Em Como silenciar o canto dos pássaros, Paulo Lisboa aprofunda a sua investigação sobre os limites da percepção visual, da ação da luz sobre a matéria que se revela como substância do tempo.

Sobre a flanela fotodegradada, incide esse gesto intangível que ilumina e consome a superfície. Usura de luz.

Em diversas obras anteriores, o artista operava com carvão sobre superfícies, como o papel, o alumínio ou o vidro, criando atmosferas onde a presença do espectador e a incidência da luz alteravam constantemente a perceção da imagem.

Nesta exposição, a mudança funda-se no processo. A imagem já não depende da matéria que se adiciona sobre a superfície, mas da sua ausência. Ao invés de um corpo humano enquanto ser demiúrgico, a matéria fotossensível é queimada lentamente pelo próprio corpo da luz, da sua ação contínua. As formas que emergem – drapeados, ondulações, manchas, zonas de densidade irregular – remetem para mantos, halos ou corpos que se dissipam.

Ao fundo, uma imagem destaca-se das restantes, apresentando uma faixa vertical que funciona como veículo que condensa a fonte de origem da usura, pois a luz que nutre é também agente de destruição.

Num eclipse total, ao incidirmos o olhar sobre o chão à sombra de uma árvore folhosa, vemos pequenos halos que recortam as formas em pequenas curvas em forma de lua crescente. Depois, a luz começa a baixar a intensidade até à suspensão atmosférica crepuscular. Nos ramos das árvores, ou nos seus ninhos, os pássaros suspendem o canto.

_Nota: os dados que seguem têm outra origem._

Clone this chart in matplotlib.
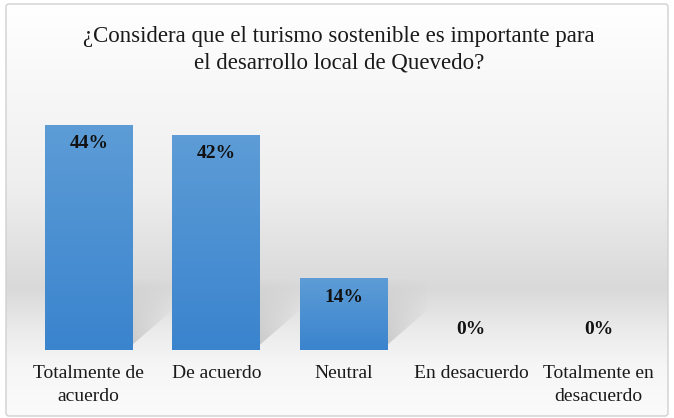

O exercício de silêncio acompanha a noite e o sono, mas revela-se também sob ameaça, no nascer de uma tempestade, na aproximação de um animal predador, no recolhimento da chuva, numa erupção vulcânica, num incêndio florestal, ou ainda, sob o gesto da morte, enquanto silêncio infinito na tessitura do tempo.

Nas obras de Paulo Lisboa, este silêncio expressa-se no lugar operativo das imagens – dispositivos de suspensão – que articulam ambos morte e sonho, canto em suspenso e mudez infinita.

A exposição está patente na galeria Bruno Múrias até dia 17 de maio.